** Request **
Give every line back verbatim, dropping all images.

** Supplied material **
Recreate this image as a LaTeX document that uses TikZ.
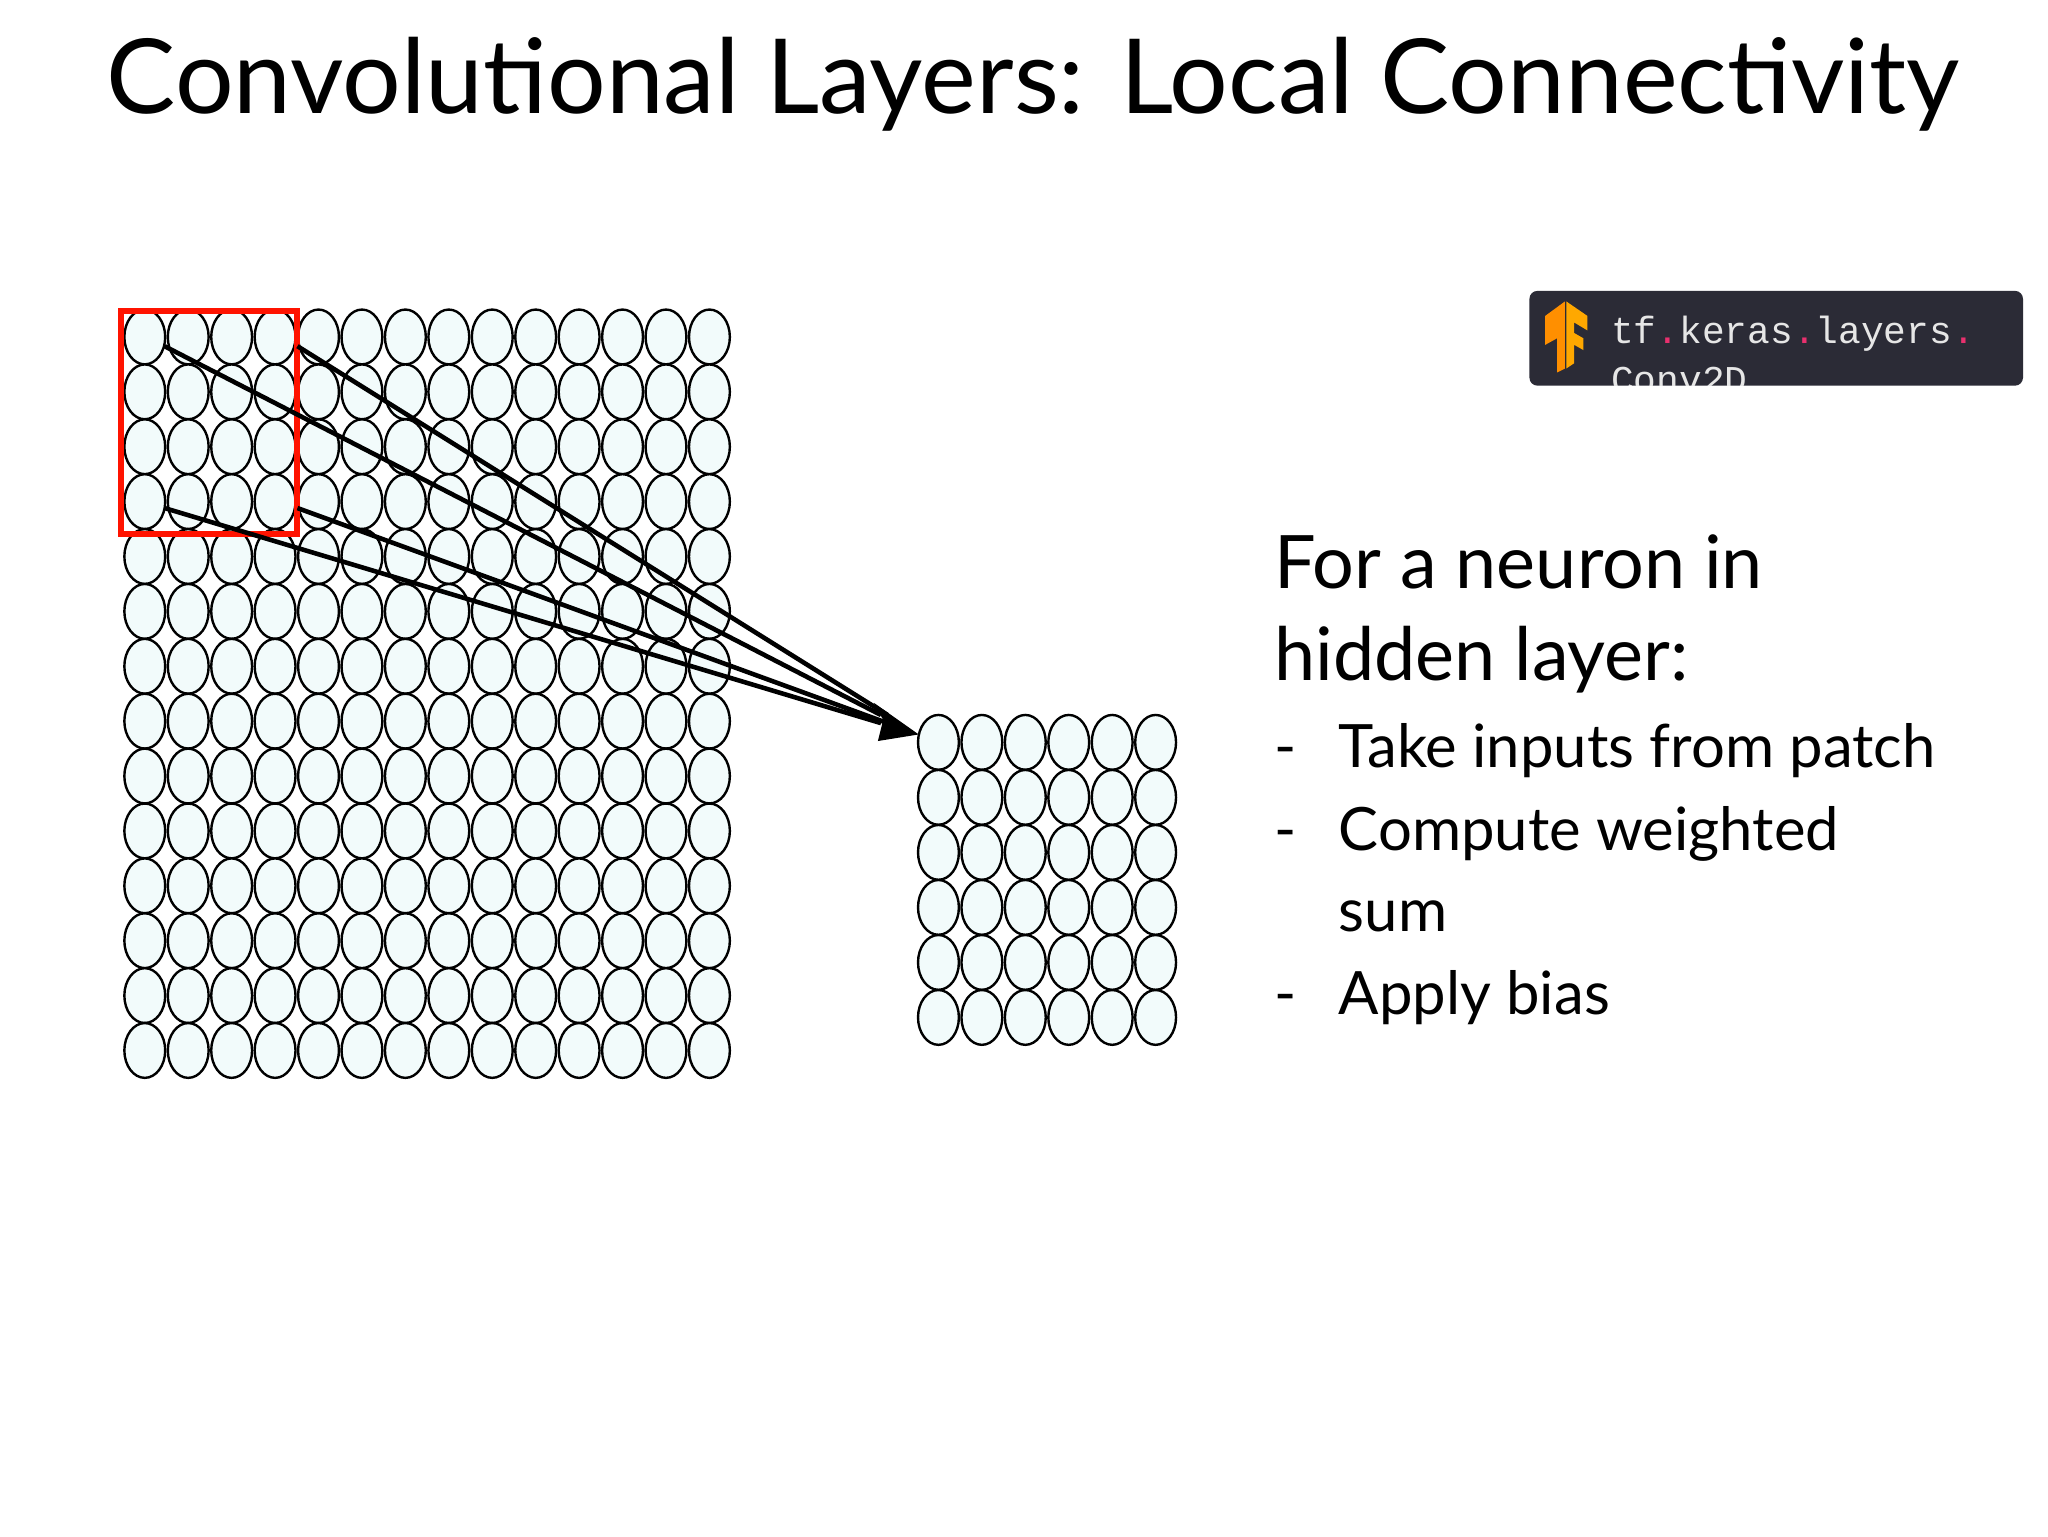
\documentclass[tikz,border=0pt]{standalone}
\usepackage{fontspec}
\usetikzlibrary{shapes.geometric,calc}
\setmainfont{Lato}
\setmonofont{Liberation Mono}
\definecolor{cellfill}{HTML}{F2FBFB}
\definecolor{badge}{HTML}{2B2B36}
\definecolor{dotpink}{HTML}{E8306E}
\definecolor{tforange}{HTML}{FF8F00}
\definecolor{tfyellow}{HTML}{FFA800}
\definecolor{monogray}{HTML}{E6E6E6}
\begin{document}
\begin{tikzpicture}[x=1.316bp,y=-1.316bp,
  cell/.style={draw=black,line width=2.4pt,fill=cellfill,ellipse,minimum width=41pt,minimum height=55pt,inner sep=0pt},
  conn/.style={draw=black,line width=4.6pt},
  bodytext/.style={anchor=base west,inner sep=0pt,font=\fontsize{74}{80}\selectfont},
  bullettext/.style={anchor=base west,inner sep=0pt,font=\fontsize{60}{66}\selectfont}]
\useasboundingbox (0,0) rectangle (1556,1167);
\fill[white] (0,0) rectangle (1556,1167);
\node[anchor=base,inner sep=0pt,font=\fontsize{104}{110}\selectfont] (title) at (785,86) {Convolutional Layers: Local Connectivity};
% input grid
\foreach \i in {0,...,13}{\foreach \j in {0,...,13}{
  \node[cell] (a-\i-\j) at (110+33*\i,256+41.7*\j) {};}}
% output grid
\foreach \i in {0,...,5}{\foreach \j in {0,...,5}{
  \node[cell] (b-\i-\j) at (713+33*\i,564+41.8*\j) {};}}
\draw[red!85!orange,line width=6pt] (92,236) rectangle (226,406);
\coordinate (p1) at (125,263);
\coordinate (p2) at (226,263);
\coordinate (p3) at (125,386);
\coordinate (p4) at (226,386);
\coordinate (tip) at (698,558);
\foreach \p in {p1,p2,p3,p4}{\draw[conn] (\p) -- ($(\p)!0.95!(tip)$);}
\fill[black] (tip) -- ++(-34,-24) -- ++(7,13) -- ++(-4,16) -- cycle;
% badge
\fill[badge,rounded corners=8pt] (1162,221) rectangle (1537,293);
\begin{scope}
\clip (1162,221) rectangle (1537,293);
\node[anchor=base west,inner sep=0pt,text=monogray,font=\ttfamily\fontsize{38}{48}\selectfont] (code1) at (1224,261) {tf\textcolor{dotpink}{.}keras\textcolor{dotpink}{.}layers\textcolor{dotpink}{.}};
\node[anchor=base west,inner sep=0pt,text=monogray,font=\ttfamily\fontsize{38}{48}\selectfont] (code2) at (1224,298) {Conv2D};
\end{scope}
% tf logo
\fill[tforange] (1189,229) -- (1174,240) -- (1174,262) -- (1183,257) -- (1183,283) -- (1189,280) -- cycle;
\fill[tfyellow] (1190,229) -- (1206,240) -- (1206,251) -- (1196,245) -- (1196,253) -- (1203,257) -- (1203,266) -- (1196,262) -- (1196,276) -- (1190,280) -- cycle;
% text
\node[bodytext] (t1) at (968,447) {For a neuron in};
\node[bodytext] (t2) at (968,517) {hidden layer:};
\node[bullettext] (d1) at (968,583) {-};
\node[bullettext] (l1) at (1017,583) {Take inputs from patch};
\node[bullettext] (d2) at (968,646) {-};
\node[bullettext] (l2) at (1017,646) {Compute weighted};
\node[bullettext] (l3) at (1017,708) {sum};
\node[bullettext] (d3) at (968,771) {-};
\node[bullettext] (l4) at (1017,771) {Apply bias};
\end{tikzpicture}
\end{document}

** Expected answer **
Recreate this image as a LaTeX document that uses TikZ.
\documentclass[tikz,border=0pt]{standalone}
\usepackage{fontspec}
\usetikzlibrary{shapes.geometric,calc}
\setmainfont{Lato}
\setmonofont{Liberation Mono}
\definecolor{cellfill}{HTML}{F2FBFB}
\definecolor{badge}{HTML}{2B2B36}
\definecolor{dotpink}{HTML}{E8306E}
\definecolor{tforange}{HTML}{FF8F00}
\definecolor{tfyellow}{HTML}{FFA800}
\definecolor{monogray}{HTML}{E6E6E6}
\begin{document}
\begin{tikzpicture}[x=1.316bp,y=-1.316bp,
  cell/.style={draw=black,line width=2.4pt,fill=cellfill,ellipse,minimum width=41pt,minimum height=55pt,inner sep=0pt},
  conn/.style={draw=black,line width=4.6pt},
  bodytext/.style={anchor=base west,inner sep=0pt,font=\fontsize{74}{80}\selectfont},
  bullettext/.style={anchor=base west,inner sep=0pt,font=\fontsize{60}{66}\selectfont}]
\useasboundingbox (0,0) rectangle (1556,1167);
\fill[white] (0,0) rectangle (1556,1167);
\node[anchor=base,inner sep=0pt,font=\fontsize{104}{110}\selectfont] (title) at (785,86) {Convolutional Layers: Local Connectivity};
% input grid
\foreach \i in {0,...,13}{\foreach \j in {0,...,13}{
  \node[cell] (a-\i-\j) at (110+33*\i,256+41.7*\j) {};}}
% output grid
\foreach \i in {0,...,5}{\foreach \j in {0,...,5}{
  \node[cell] (b-\i-\j) at (713+33*\i,564+41.8*\j) {};}}
\draw[red!85!orange,line width=6pt] (92,236) rectangle (226,406);
\coordinate (p1) at (125,263);
\coordinate (p2) at (226,263);
\coordinate (p3) at (125,386);
\coordinate (p4) at (226,386);
\coordinate (tip) at (698,558);
\foreach \p in {p1,p2,p3,p4}{\draw[conn] (\p) -- ($(\p)!0.95!(tip)$);}
\fill[black] (tip) -- ++(-34,-24) -- ++(7,13) -- ++(-4,16) -- cycle;
% badge
\fill[badge,rounded corners=8pt] (1162,221) rectangle (1537,293);
\begin{scope}
\clip (1162,221) rectangle (1537,293);
\node[anchor=base west,inner sep=0pt,text=monogray,font=\ttfamily\fontsize{38}{48}\selectfont] (code1) at (1224,261) {tf\textcolor{dotpink}{.}keras\textcolor{dotpink}{.}layers\textcolor{dotpink}{.}};
\node[anchor=base west,inner sep=0pt,text=monogray,font=\ttfamily\fontsize{38}{48}\selectfont] (code2) at (1224,298) {Conv2D};
\end{scope}
% tf logo
\fill[tforange] (1189,229) -- (1174,240) -- (1174,262) -- (1183,257) -- (1183,283) -- (1189,280) -- cycle;
\fill[tfyellow] (1190,229) -- (1206,240) -- (1206,251) -- (1196,245) -- (1196,253) -- (1203,257) -- (1203,266) -- (1196,262) -- (1196,276) -- (1190,280) -- cycle;
% text
\node[bodytext] (t1) at (968,447) {For a neuron in};
\node[bodytext] (t2) at (968,517) {hidden layer:};
\node[bullettext] (d1) at (968,583) {-};
\node[bullettext] (l1) at (1017,583) {Take inputs from patch};
\node[bullettext] (d2) at (968,646) {-};
\node[bullettext] (l2) at (1017,646) {Compute weighted};
\node[bullettext] (l3) at (1017,708) {sum};
\node[bullettext] (d3) at (968,771) {-};
\node[bullettext] (l4) at (1017,771) {Apply bias};
\end{tikzpicture}
\end{document}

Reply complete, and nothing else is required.